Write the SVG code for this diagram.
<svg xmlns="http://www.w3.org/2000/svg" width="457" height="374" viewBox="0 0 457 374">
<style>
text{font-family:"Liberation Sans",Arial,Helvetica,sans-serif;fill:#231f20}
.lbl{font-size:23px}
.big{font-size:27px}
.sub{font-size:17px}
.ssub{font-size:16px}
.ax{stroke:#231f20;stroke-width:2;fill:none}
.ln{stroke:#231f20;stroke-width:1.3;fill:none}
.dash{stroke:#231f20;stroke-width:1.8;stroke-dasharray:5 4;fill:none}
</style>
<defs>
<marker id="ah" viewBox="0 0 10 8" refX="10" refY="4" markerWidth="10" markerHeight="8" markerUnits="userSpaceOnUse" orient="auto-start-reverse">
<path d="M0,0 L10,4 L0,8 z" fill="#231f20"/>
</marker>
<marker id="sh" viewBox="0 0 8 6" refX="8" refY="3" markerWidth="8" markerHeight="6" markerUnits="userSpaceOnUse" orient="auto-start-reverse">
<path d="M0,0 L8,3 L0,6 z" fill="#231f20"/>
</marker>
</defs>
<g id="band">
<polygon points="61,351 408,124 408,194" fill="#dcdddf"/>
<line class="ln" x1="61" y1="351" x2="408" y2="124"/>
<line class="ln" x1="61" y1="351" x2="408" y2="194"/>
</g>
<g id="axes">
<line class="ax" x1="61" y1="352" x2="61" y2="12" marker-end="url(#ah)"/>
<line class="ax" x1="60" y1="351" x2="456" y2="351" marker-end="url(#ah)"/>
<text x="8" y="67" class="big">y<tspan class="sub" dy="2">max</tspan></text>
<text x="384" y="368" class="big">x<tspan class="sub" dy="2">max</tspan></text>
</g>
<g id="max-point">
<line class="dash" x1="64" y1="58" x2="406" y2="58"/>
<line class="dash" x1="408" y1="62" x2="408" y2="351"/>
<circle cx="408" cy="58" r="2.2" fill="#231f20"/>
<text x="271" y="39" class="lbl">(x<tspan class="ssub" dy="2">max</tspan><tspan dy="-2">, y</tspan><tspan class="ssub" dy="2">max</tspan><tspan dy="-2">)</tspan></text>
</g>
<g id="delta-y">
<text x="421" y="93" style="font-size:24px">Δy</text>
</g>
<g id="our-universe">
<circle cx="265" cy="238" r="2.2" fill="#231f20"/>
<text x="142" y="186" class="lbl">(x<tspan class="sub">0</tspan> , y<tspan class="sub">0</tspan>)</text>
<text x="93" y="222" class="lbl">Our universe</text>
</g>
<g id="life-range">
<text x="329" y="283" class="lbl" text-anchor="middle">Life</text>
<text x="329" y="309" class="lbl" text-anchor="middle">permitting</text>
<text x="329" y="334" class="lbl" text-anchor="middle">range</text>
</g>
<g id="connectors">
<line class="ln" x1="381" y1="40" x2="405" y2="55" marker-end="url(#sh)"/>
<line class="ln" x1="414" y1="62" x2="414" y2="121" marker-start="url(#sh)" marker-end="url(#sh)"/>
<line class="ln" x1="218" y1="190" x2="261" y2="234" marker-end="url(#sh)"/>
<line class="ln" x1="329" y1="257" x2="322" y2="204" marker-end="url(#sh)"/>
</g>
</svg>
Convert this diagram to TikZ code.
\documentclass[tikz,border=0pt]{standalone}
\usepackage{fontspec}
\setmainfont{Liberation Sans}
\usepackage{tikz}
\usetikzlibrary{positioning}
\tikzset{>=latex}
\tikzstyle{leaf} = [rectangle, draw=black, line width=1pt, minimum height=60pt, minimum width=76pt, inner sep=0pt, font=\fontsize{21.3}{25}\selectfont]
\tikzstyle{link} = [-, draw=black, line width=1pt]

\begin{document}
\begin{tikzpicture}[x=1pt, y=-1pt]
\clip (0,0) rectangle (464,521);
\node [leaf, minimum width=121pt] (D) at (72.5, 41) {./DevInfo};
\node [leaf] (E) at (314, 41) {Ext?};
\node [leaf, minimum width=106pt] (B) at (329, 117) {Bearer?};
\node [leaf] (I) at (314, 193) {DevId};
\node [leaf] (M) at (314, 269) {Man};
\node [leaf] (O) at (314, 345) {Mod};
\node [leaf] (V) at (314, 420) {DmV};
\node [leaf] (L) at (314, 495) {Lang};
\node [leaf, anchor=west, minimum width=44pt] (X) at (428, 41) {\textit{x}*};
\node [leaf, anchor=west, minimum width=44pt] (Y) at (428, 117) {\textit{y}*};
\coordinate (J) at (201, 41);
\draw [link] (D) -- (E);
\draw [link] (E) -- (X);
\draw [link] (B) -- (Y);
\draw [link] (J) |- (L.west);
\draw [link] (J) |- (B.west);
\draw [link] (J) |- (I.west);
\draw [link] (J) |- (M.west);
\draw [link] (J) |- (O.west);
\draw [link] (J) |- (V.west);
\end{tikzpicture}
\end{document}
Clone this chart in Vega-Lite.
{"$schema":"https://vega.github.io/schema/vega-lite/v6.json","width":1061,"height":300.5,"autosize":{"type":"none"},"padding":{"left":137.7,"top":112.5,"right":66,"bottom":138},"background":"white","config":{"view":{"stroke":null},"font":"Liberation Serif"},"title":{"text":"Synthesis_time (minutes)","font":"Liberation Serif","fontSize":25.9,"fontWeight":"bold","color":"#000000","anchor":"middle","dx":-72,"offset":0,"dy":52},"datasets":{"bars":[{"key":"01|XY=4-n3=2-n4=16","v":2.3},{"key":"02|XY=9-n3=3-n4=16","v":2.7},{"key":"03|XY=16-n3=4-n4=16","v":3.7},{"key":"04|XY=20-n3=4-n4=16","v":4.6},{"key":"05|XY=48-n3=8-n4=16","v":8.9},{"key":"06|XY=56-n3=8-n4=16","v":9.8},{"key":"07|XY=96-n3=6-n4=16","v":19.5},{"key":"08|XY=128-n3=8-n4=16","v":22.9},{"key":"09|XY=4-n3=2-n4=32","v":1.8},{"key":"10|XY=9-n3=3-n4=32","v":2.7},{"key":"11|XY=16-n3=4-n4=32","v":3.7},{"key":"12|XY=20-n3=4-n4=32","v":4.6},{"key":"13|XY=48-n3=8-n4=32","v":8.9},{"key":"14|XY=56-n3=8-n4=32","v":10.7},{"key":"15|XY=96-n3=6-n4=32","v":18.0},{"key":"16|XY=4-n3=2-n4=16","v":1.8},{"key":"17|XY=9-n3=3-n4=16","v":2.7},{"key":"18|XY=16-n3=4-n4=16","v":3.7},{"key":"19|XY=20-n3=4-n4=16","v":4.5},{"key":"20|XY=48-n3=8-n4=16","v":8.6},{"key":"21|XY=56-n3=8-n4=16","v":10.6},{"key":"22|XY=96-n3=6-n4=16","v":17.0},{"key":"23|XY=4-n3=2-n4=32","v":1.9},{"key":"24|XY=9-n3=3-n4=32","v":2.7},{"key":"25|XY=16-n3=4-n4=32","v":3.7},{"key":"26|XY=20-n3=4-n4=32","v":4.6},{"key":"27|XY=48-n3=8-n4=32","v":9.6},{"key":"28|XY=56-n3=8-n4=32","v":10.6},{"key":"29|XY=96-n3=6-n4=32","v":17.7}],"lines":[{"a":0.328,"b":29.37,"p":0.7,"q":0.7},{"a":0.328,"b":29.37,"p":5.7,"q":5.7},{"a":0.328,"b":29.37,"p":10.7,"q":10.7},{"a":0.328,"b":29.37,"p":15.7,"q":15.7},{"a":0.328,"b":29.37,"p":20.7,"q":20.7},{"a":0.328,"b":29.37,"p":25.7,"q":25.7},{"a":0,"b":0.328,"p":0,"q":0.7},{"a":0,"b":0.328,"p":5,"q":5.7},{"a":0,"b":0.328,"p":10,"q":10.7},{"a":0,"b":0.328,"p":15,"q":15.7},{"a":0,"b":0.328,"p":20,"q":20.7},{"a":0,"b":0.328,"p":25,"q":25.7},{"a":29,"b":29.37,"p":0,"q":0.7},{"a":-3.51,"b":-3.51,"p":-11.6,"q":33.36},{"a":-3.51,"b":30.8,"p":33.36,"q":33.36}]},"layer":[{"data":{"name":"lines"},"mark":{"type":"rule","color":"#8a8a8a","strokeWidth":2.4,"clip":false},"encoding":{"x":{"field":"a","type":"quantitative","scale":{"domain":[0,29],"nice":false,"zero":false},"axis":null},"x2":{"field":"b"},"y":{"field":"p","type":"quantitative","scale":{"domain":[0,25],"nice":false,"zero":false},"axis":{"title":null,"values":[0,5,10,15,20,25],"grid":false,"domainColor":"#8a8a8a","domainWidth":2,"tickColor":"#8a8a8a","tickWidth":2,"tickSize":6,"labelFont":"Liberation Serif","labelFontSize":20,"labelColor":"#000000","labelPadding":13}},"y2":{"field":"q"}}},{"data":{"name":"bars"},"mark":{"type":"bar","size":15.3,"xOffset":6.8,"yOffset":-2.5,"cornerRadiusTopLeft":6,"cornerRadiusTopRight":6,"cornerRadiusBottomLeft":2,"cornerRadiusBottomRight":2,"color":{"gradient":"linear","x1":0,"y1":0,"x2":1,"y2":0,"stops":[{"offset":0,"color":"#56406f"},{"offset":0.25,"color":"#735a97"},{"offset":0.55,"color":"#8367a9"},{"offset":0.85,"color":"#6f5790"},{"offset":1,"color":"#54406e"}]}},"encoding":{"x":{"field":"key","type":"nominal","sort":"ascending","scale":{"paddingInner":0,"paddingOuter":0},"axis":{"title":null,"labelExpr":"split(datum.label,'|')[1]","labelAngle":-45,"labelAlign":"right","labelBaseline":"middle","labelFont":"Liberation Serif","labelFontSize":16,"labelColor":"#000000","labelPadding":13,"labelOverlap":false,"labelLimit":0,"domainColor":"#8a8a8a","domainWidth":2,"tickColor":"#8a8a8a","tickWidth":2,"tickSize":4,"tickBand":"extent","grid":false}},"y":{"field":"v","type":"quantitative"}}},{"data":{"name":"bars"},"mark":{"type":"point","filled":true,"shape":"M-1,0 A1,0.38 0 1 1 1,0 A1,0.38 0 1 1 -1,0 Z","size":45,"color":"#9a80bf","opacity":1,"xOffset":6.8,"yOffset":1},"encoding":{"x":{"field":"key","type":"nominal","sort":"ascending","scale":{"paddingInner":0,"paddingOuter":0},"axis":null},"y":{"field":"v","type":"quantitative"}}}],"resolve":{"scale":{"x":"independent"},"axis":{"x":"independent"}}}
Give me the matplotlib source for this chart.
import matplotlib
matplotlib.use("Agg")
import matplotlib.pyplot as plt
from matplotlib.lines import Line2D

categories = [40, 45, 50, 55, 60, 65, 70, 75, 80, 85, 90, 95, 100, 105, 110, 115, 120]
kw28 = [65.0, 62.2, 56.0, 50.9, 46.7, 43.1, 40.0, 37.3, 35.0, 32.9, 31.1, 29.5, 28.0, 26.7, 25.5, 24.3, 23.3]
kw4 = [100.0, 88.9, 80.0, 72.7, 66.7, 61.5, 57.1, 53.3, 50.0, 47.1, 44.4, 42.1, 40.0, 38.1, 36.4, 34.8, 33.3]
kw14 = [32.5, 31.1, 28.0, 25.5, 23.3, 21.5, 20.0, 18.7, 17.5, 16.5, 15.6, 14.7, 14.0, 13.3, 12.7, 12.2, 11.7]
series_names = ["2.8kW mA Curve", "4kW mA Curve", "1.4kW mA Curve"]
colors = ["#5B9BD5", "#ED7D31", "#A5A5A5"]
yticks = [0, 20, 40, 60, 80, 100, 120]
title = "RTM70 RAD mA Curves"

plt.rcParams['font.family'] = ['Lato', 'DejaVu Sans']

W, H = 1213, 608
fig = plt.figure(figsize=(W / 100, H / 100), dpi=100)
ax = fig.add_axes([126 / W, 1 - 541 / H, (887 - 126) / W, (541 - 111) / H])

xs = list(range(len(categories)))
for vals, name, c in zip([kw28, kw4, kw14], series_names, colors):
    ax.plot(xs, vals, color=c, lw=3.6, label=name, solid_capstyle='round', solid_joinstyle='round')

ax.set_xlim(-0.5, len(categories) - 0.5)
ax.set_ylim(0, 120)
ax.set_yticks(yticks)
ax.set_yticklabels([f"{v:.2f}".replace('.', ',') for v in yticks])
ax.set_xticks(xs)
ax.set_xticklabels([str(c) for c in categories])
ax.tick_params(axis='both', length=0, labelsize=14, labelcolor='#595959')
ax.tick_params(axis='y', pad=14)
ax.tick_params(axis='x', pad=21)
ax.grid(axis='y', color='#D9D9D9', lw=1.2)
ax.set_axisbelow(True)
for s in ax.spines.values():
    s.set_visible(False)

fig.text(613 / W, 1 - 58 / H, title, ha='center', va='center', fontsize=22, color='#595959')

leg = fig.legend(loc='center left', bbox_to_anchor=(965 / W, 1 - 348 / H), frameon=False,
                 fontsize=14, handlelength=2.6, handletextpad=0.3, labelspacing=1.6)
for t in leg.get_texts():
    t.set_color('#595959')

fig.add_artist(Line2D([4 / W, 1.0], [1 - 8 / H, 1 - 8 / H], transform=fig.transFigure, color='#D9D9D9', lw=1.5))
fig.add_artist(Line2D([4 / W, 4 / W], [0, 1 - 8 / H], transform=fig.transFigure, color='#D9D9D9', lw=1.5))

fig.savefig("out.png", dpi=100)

- - -

▸ **Goal of the exercise**
Exactly and exclusively, reproduce the lines that start at the line containing "Give me the matplotlib source for this chart." and end at the line containing "fig.text(613 / W, 1", inclusive of both.

▸ **Result**
Give me the matplotlib source for this chart.
import matplotlib
matplotlib.use("Agg")
import matplotlib.pyplot as plt
from matplotlib.lines import Line2D

categories = [40, 45, 50, 55, 60, 65, 70, 75, 80, 85, 90, 95, 100, 105, 110, 115, 120]
kw28 = [65.0, 62.2, 56.0, 50.9, 46.7, 43.1, 40.0, 37.3, 35.0, 32.9, 31.1, 29.5, 28.0, 26.7, 25.5, 24.3, 23.3]
kw4 = [100.0, 88.9, 80.0, 72.7, 66.7, 61.5, 57.1, 53.3, 50.0, 47.1, 44.4, 42.1, 40.0, 38.1, 36.4, 34.8, 33.3]
kw14 = [32.5, 31.1, 28.0, 25.5, 23.3, 21.5, 20.0, 18.7, 17.5, 16.5, 15.6, 14.7, 14.0, 13.3, 12.7, 12.2, 11.7]
series_names = ["2.8kW mA Curve", "4kW mA Curve", "1.4kW mA Curve"]
colors = ["#5B9BD5", "#ED7D31", "#A5A5A5"]
yticks = [0, 20, 40, 60, 80, 100, 120]
title = "RTM70 RAD mA Curves"

plt.rcParams['font.family'] = ['Lato', 'DejaVu Sans']

W, H = 1213, 608
fig = plt.figure(figsize=(W / 100, H / 100), dpi=100)
ax = fig.add_axes([126 / W, 1 - 541 / H, (887 - 126) / W, (541 - 111) / H])

xs = list(range(len(categories)))
for vals, name, c in zip([kw28, kw4, kw14], series_names, colors):
    ax.plot(xs, vals, color=c, lw=3.6, label=name, solid_capstyle='round', solid_joinstyle='round')

ax.set_xlim(-0.5, len(categories) - 0.5)
ax.set_ylim(0, 120)
ax.set_yticks(yticks)
ax.set_yticklabels([f"{v:.2f}".replace('.', ',') for v in yticks])
ax.set_xticks(xs)
ax.set_xticklabels([str(c) for c in categories])
ax.tick_params(axis='both', length=0, labelsize=14, labelcolor='#595959')
ax.tick_params(axis='y', pad=14)
ax.tick_params(axis='x', pad=21)
ax.grid(axis='y', color='#D9D9D9', lw=1.2)
ax.set_axisbelow(True)
for s in ax.spines.values():
    s.set_visible(False)

fig.text(613 / W, 1 - 58 / H, title, ha='center', va='center', fontsize=22, color='#595959')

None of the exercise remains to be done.